An adulterous affair isn't the normal main plot of musicals but the audience soon buys into Francesca's (Elisa Matthews) sense of an unfulfilled life with a good but boring man, with a headstrong farmer's personality. Francesca, an Italian war bride won over and brought to America by Bud Johnson (Robert Stineman) soon realizes she left her heart in Naples. A roving photographer named Robert, (Derek Basthemer) walks into the life of the somewhat comfortably married yet vaguely dissatisfied Francesca and leaves her shaken, stirred and forever changed.

So how does an all- too-familiar 4-day love affair set to music end up on Broadway hit? Take a successful movie starring Clint Eastwood and Meryl Streep set it to music by an award winning composer earn several 2014 Tony nominations and a popular musical grows leg if only for a few short months.

Media Theatre's Elisa Matthews and Derek Basthemer sing and act their way into your heart, not particularly for Brown's memorable music which is not as consistently wonderful as you would hope. This musical weaves a story of country living and values with a sense of freedom and hope that is blindly bound by unexpected love.

Matthew's songs consist of expectations despite the realistic acceptance of captivity and still her voice simply soars. Wisconsin born Basthemer, making his Media debut, has far less to gamble on his new found love affair which takes him by surprise as well. The fated lovers are near perfect together.

Artistic Director Jesse Cline keeps the sets to a bare minimum to focus the plot and action on the two star crossed lovers. He makes effective use of projection screens. A simple yet clever diversion of traveling together on a country road is displayed by a solo front two-seater of a truck with the dirt roads rolling behind as the two trade opening stories and pleasantries.

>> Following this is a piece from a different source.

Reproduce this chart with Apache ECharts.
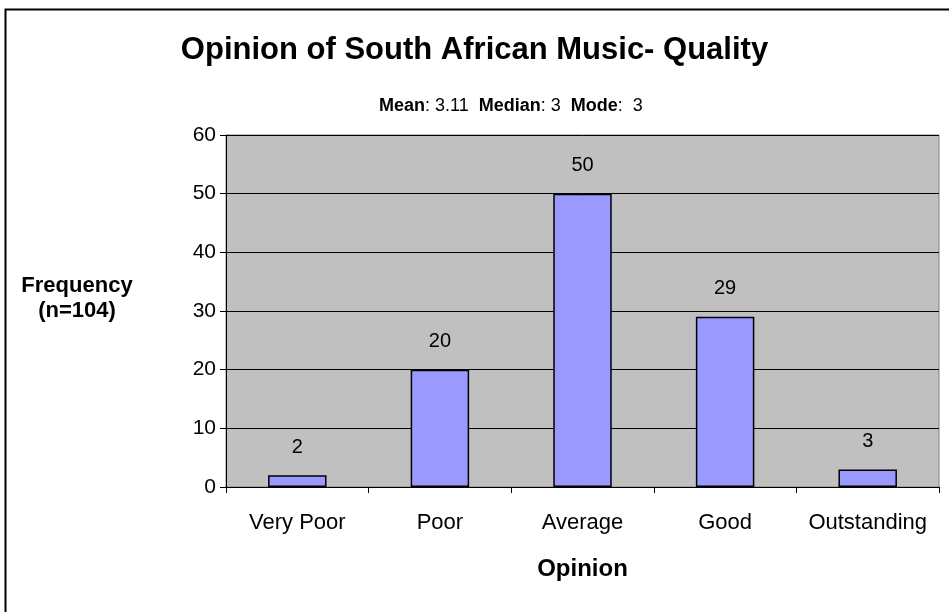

For those unfamiliar with this story; Francesca's husband Bud and his two noisy boisterous teenagers Carolyn (Anna Rosenthal/Molly Sorenson) and Michael (Gianni Palmarini, making his first professional appearance), head to the State Fair for a long weekend to compete for a winning title for Carolyn's prize steer. Robert Kincaid (Basthemer) has been assigned by National Geographic magazine to take pictures of Madison County's covered bridges and finds himself a bit lost looking for the seventh bridge. With time on her hands and a stranger at her door looking for direction, the story begins. While the story is a bit less seductive and premeditated than Fifty Shades of Gray...more like Fifty Shades of Vanilla, it quickly warms up as the chemistry lesson begins in the kitchen of Francesca.

The script by MarSha Norman, the Pulitzer Prize-winning author labors to introduce a sense of the goings on of the town folk of Madison County; the birthplace of actor John Wayne. Act one seems to drag a bit with idle chat and encounters, as we all can figure out where this is heading, with the exception of Francesca's neighbors Marge and Charlie (played by the likable Faith Yesner and Nick Saverine ) as she speculate cutely on what's going on next door. But Act two simmers into a full boil with a string of passionate numbers "One Second & A Million Miles" and a smartly staged "When I'm Gone."

Basthemer tenor voice is brilliant, even breathtaking! His "It All Fades Away" tops the evening and the company finishes with a winning "Always Better," led by Matthews giving it her all. Clearly it is better to have loved and lost than never to have loved at all.